Há mais de 3.000 anos que Esopo escreveu a fábula da rã e do escorpião e, há mais de 3.000 anos, que esta fábula é reeditada nas diferentes memórias pela profundidade e aplicabilidade em muitas circunstâncias em que o ser humano sobrepõe os seus instintos primários a razões de ética e de amor ao próximo.
Ainda muito recentemente, e a propósito da polémica em torno de Guantánamo, foram identificadas situações de indivíduos que, uma vez libertados, retomaram as suas actividades terroristas em AL-QAEDA, por exemplo.
Eu própria me remonto à minha infância quando um dia perante a insistência duma garota pobre, com quem brincava, lhe ofereci um dos meus melhores vestidos que deixei que ela escolhesse entre os que tinha no meu roupeiro. Ela agradeceu-me e levou-o pressurosa para casa. Depois reuniu-se a mais uns garotos de rua e esperou-me num sítio por onde eu passava e deram-me uma tareia. Isto porque, segundo dizia a Carmo (assim se chamava a garota), eu tinha vários vestidos e apenas lhe tinha dado aquele.
Eu era criança e na altura senti uma mágoa sem limites que me marcou por toda a vida embora hoje até me dê com a Carmo e até compreenda o ponto de vista dela. Porém e apesar da mágoa, isso não me afastou daquilo que considero correcto.
Da mesma forma que entendo que Guantánamo deve ser fechada e que se deverá procurar uma solução digna para os prisioneiros que foram mantidos e torturados em claro atentado a todos os direitos humanos.
É que provavelmente entre esses prisioneiros houve e haverá aqueles que foram injusta e ilegalmente mantidos em condições desumanas só porque estavam no local errado e à hora errada. Alguns suicidaram-se e confessaram crimes que não cometeram por não aguentarem mais as torturas a que estavam sujeitos. E só por estes, ainda que estejam em manifesta minoria, se justificaria o encerramento de Guantánamo.
Mas pelos outros entendo que também se justifica e que há outras formas de combate mais justas e consentâneas com a nossa evolução.

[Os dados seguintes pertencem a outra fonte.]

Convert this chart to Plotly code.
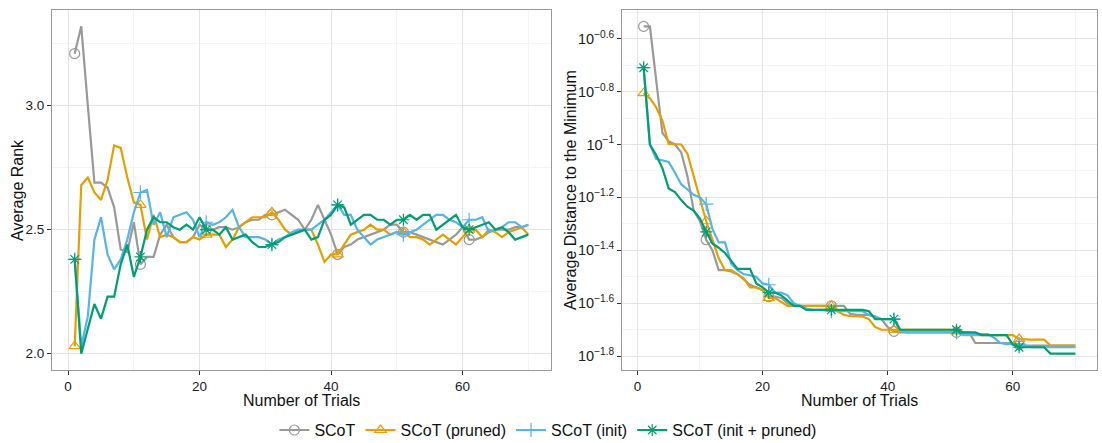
import numpy as np
import plotly.graph_objects as go

# ---------------- data ----------------
trials = list(range(1, 71))
marker_trials = [1, 11, 21, 31, 41, 51, 61]

series_names = ["SCoT", "SCoT (pruned)", "SCoT (init)", "SCoT (init + pruned)"]
series_colors = ["#999999", "#E69F00", "#56B4E9", "#009E73"]
series_symbols = ["circle-open", "triangle-up-open", "cross-thin-open", "asterisk-open"]

# Left panel: average rank
rank_scot = [
    3.21, 3.32, 3.00, 2.69, 2.69, 2.67, 2.59, 2.42, 2.41, 2.53,
    2.36, 2.39, 2.39, 2.48, 2.52, 2.47, 2.45, 2.45, 2.47, 2.52,
    2.50, 2.50, 2.51, 2.51, 2.50, 2.51, 2.53, 2.54, 2.54, 2.56,
    2.56, 2.57, 2.58, 2.56, 2.54, 2.50, 2.54, 2.60, 2.54, 2.48,
    2.40, 2.43, 2.44, 2.46, 2.47, 2.48, 2.49, 2.50, 2.52, 2.52,
    2.49, 2.49, 2.48, 2.47, 2.46, 2.45, 2.44, 2.46, 2.48, 2.51,
    2.46, 2.46, 2.47, 2.49, 2.50, 2.50, 2.50, 2.51, 2.51, 2.52,
]
rank_pruned = [
    2.03, 2.68, 2.71, 2.65, 2.62, 2.70, 2.84, 2.83, 2.71, 2.61,
    2.60, 2.46, 2.56, 2.47, 2.48, 2.47, 2.45, 2.45, 2.47, 2.46,
    2.48, 2.48, 2.48, 2.43, 2.46, 2.51, 2.53, 2.55, 2.55, 2.55,
    2.57, 2.54, 2.50, 2.48, 2.49, 2.50, 2.50, 2.44, 2.37, 2.40,
    2.40, 2.44, 2.48, 2.49, 2.50, 2.52, 2.50, 2.50, 2.48, 2.49,
    2.49, 2.47, 2.47, 2.46, 2.44, 2.46, 2.48, 2.46, 2.44, 2.47,
    2.50, 2.50, 2.47, 2.50, 2.49, 2.47, 2.49, 2.50, 2.51, 2.48,
]
rank_init = [
    2.38, 2.03, 2.15, 2.46, 2.55, 2.40, 2.34, 2.38, 2.46, 2.57,
    2.65, 2.66, 2.52, 2.57, 2.47, 2.55, 2.56, 2.57, 2.54, 2.47,
    2.53, 2.52, 2.53, 2.55, 2.58, 2.51, 2.47, 2.47, 2.47, 2.46,
    2.44, 2.46, 2.47, 2.49, 2.50, 2.50, 2.50, 2.52, 2.54, 2.57,
    2.60, 2.56, 2.56, 2.50, 2.47, 2.44, 2.46, 2.47, 2.48, 2.49,
    2.48, 2.49, 2.50, 2.52, 2.54, 2.56, 2.56, 2.54, 2.53, 2.51,
    2.54, 2.54, 2.55, 2.49, 2.50, 2.51, 2.53, 2.53, 2.51, 2.52,
]
rank_init_pruned = [
    2.38, 2.00, 2.10, 2.20, 2.14, 2.23, 2.23, 2.36, 2.44, 2.31,
    2.39, 2.50, 2.55, 2.53, 2.53, 2.51, 2.50, 2.52, 2.50, 2.55,
    2.50, 2.50, 2.48, 2.51, 2.46, 2.47, 2.48, 2.45, 2.43, 2.43,
    2.44, 2.45, 2.47, 2.48, 2.49, 2.50, 2.46, 2.47, 2.54, 2.56,
    2.60, 2.59, 2.52, 2.54, 2.56, 2.56, 2.54, 2.54, 2.52, 2.54,
    2.54, 2.56, 2.54, 2.56, 2.56, 2.50, 2.52, 2.54, 2.56, 2.51,
    2.50, 2.51, 2.52, 2.53, 2.50, 2.51, 2.49, 2.46, 2.47, 2.48,
]

# Right panel: log10 of average distance to the minimum
log10_dist_scot = [
    -0.554, -0.554, -0.756, -0.956, -0.988, -1.000, -1.030, -1.120, -1.250, -1.290,
    -1.360, -1.400, -1.475, -1.475, -1.480, -1.490, -1.510, -1.530, -1.540, -1.550,
    -1.575, -1.575, -1.580, -1.600, -1.610, -1.610, -1.610, -1.610, -1.610, -1.610,
    -1.610, -1.610, -1.610, -1.640, -1.644, -1.644, -1.644, -1.650, -1.660, -1.690,
    -1.706, -1.710, -1.710, -1.710, -1.710, -1.710, -1.710, -1.710, -1.710, -1.710,
    -1.710, -1.710, -1.710, -1.750, -1.750, -1.750, -1.750, -1.750, -1.750, -1.750,
    -1.756, -1.760, -1.760, -1.760, -1.760, -1.760, -1.760, -1.760, -1.760, -1.760,
]
log10_dist_pruned = [
    -0.806, -0.825, -0.860, -0.910, -0.998, -1.000, -1.000, -1.035, -1.120, -1.210,
    -1.290, -1.360, -1.430, -1.475, -1.475, -1.490, -1.506, -1.540, -1.540, -1.550,
    -1.580, -1.580, -1.596, -1.610, -1.610, -1.610, -1.610, -1.610, -1.610, -1.610,
    -1.610, -1.630, -1.644, -1.648, -1.650, -1.650, -1.660, -1.690, -1.700, -1.700,
    -1.700, -1.700, -1.700, -1.700, -1.700, -1.700, -1.700, -1.700, -1.700, -1.700,
    -1.706, -1.720, -1.720, -1.720, -1.720, -1.720, -1.720, -1.720, -1.720, -1.720,
    -1.735, -1.737, -1.737, -1.737, -1.737, -1.760, -1.760, -1.760, -1.760, -1.760,
]
log10_dist_init = [
    -0.710, -1.000, -1.054, -1.060, -1.066, -1.106, -1.150, -1.170, -1.190, -1.200,
    -1.225, -1.320, -1.370, -1.370, -1.450, -1.475, -1.490, -1.494, -1.500, -1.525,
    -1.530, -1.560, -1.560, -1.570, -1.600, -1.610, -1.620, -1.625, -1.625, -1.625,
    -1.630, -1.630, -1.630, -1.630, -1.630, -1.630, -1.644, -1.650, -1.660, -1.660,
    -1.660, -1.700, -1.710, -1.710, -1.710, -1.710, -1.710, -1.710, -1.710, -1.710,
    -1.710, -1.716, -1.716, -1.716, -1.716, -1.716, -1.730, -1.750, -1.754, -1.754,
    -1.754, -1.760, -1.766, -1.766, -1.766, -1.766, -1.766, -1.766, -1.766, -1.766,
]
log10_dist_init_pruned = [
    -0.710, -1.000, -1.040, -1.090, -1.166, -1.180, -1.210, -1.235, -1.250, -1.280,
    -1.330, -1.375, -1.390, -1.410, -1.440, -1.470, -1.470, -1.470, -1.525, -1.540,
    -1.560, -1.560, -1.570, -1.590, -1.610, -1.610, -1.625, -1.625, -1.625, -1.625,
    -1.625, -1.625, -1.625, -1.625, -1.625, -1.625, -1.630, -1.660, -1.660, -1.660,
    -1.660, -1.700, -1.700, -1.700, -1.700, -1.700, -1.700, -1.700, -1.700, -1.700,
    -1.700, -1.710, -1.710, -1.710, -1.720, -1.720, -1.720, -1.720, -1.720, -1.756,
    -1.766, -1.766, -1.766, -1.766, -1.766, -1.790, -1.790, -1.790, -1.790, -1.790,
]

x_tick_vals = [0, 20, 40, 60]
x_minor_vals = [10, 30, 50, 70]
rank_tick_vals = [2.0, 2.5, 3.0]
rank_tick_text = ["2.0", "2.5", "3.0"]
rank_minor_vals = [2.25, 2.75, 3.25]
dist_tick_exps = [-0.6, -0.8, -1.0, -1.2, -1.4, -1.6, -1.8]
dist_tick_text = ["10<sup>\u22120.6</sup>", "10<sup>\u22120.8</sup>", "10<sup>\u22121</sup>",
                  "10<sup>\u22121.2</sup>", "10<sup>\u22121.4</sup>", "10<sup>\u22121.6</sup>",
                  "10<sup>\u22121.8</sup>"]
dist_minor_exps = [-0.5, -0.7, -0.9, -1.1, -1.3, -1.5, -1.7]

rank_series = [rank_scot, rank_pruned, rank_init, rank_init_pruned]
dist_series = [log10_dist_scot, log10_dist_pruned, log10_dist_init, log10_dist_init_pruned]

# ---------------- figure ----------------
FONT = "Liberation Sans, Arial, Helvetica, sans-serif"
fig = go.Figure()

def add_series(xa, ya, yvals, i):
    yarr = np.asarray(yvals, dtype=float)
    tr = np.asarray(trials)
    fig.add_trace(go.Scatter(
        x=tr, y=yarr, mode="lines", xaxis=xa, yaxis=ya,
        line=dict(color=series_colors[i], width=2.2),
        legendgroup=series_names[i], showlegend=False, hoverinfo="skip"))
    idx = [trials.index(t) for t in marker_trials]
    fig.add_trace(go.Scatter(
        x=tr[idx], y=yarr[idx], mode="markers", xaxis=xa, yaxis=ya,
        marker=dict(symbol=series_symbols[i], size=10, color=series_colors[i],
                    line=dict(color=series_colors[i], width=1.2)),
        legendgroup=series_names[i], showlegend=False, hoverinfo="skip"))

for i in range(4):
    add_series("x", "y", rank_series[i], i)
for i in range(4):
    add_series("x2", "y2", np.power(10.0, np.asarray(dist_series[i])), i)

# legend-only entries
for i in range(4):
    fig.add_trace(go.Scatter(
        x=[None], y=[None], mode="lines+markers", name=series_names[i],
        line=dict(color=series_colors[i], width=2.2),
        marker=dict(symbol=series_symbols[i], size=10, color=series_colors[i],
                    line=dict(color=series_colors[i], width=1.2)),
        legendgroup=series_names[i], showlegend=True, xaxis="x", yaxis="y"))

grid_major = "#E4E4E4"
grid_minor = "#F4F4F4"
border = "#9A9A9A"
tickfont = dict(family=FONT, size=13.5, color="#222222")
tickfont_log = dict(family=FONT, size=14.5, color="#222222")

common_x = dict(
    range=[-2.45, 73.45], tickmode="array", tickvals=x_tick_vals, automargin=False,
    showgrid=True, gridcolor=grid_major, gridwidth=1, zeroline=False,
    showline=True, linecolor=border, linewidth=1, mirror=True,
    ticks="outside", ticklen=4, tickwidth=1, tickcolor="#333333",
    tickfont=tickfont,
    minor=dict(tickmode="array", tickvals=x_minor_vals, showgrid=True,
               gridcolor=grid_minor, gridwidth=1, ticks=""),
)

fig.update_layout(
    width=1102, height=443,
    margin=dict(l=52, r=5, t=10, b=73, autoexpand=False),
    paper_bgcolor="white", plot_bgcolor="white",
    font=dict(family=FONT, color="#111111"),
    xaxis=dict(domain=[0, 0.4775], anchor="y", **common_x),
    xaxis2=dict(domain=[0.5455, 1.0], anchor="y2", **common_x),
    yaxis=dict(
        domain=[0, 1], anchor="x", automargin=False,
        range=[1.934, 3.386], tickmode="array", tickvals=rank_tick_vals, ticktext=rank_tick_text,
        showgrid=True, gridcolor=grid_major, gridwidth=1, zeroline=False,
        showline=True, linecolor=border, linewidth=1, mirror=True,
        ticks="outside", ticklen=4, tickwidth=1, tickcolor="#333333", tickfont=tickfont,
        minor=dict(tickmode="array", tickvals=rank_minor_vals, showgrid=True,
                   gridcolor=grid_minor, gridwidth=1, ticks=""),
    ),
    yaxis2=dict(
        domain=[0, 1], anchor="x2", type="log", automargin=False,
        range=[-1.852, -0.492], tickmode="array",
        tickvals=[10 ** e for e in dist_tick_exps], ticktext=dist_tick_text,
        showgrid=True, gridcolor=grid_major, gridwidth=1, zeroline=False,
        showline=True, linecolor=border, linewidth=1, mirror=True,
        ticks="outside", ticklen=4, tickwidth=1, tickcolor="#333333", tickfont=tickfont_log,
        minor=dict(tickmode="array", tickvals=[10 ** e for e in dist_minor_exps], showgrid=True,
                   gridcolor=grid_minor, gridwidth=1, ticks=""),
    ),
    showlegend=True,
    legend=dict(orientation="h", x=0.475, xanchor="center", y=-0.167, yanchor="middle",
                font=dict(family=FONT, size=16, color="#111111"),
                bgcolor="rgba(0,0,0,0)", itemwidth=30, tracegroupgap=0),
)

title_font = dict(family=FONT, size=16, color="#111111")
annotations = [
    dict(text="Average Rank", x=-0.0335, y=0.5, xref="paper", yref="paper",
         textangle=-90, showarrow=False, font=title_font, xanchor="center", yanchor="middle"),
    dict(text="Average Distance to the Minimum", x=0.4957, y=0.5, xref="paper", yref="paper",
         textangle=-90, showarrow=False, font=title_font, xanchor="center", yanchor="middle"),
    dict(text="Number of Trials", x=0.4775 / 2, y=-0.086, xref="paper", yref="paper",
         showarrow=False, font=title_font, xanchor="center", yanchor="middle"),
    dict(text="Number of Trials", x=(0.5455 + 1.0) / 2, y=-0.086, xref="paper", yref="paper",
         showarrow=False, font=title_font, xanchor="center", yanchor="middle"),
]
fig.update_layout(annotations=annotations)

fig.write_html(
    "out.html",
    config={"displayModeBar": False},
    post_script="document.body.style.margin='0';document.body.style.overflow='hidden';",
)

Não defendo propriamente que tenhamos que fazer o papel da rã da fábula de Esopo, mas que a ingratidão dos outros não deverá ser entrave na procura de soluções mais correctas sem prejuízo dum olhar atento sobre a realidade que nem sempre corresponde às nossas mais profundas aspirações.
33 comentários:
Silêncio, isto acontece-nos todos os dias. Seremos rãs mas não menos importante é apercebermo-nos dos momentos em que estamos a ser escorpiões.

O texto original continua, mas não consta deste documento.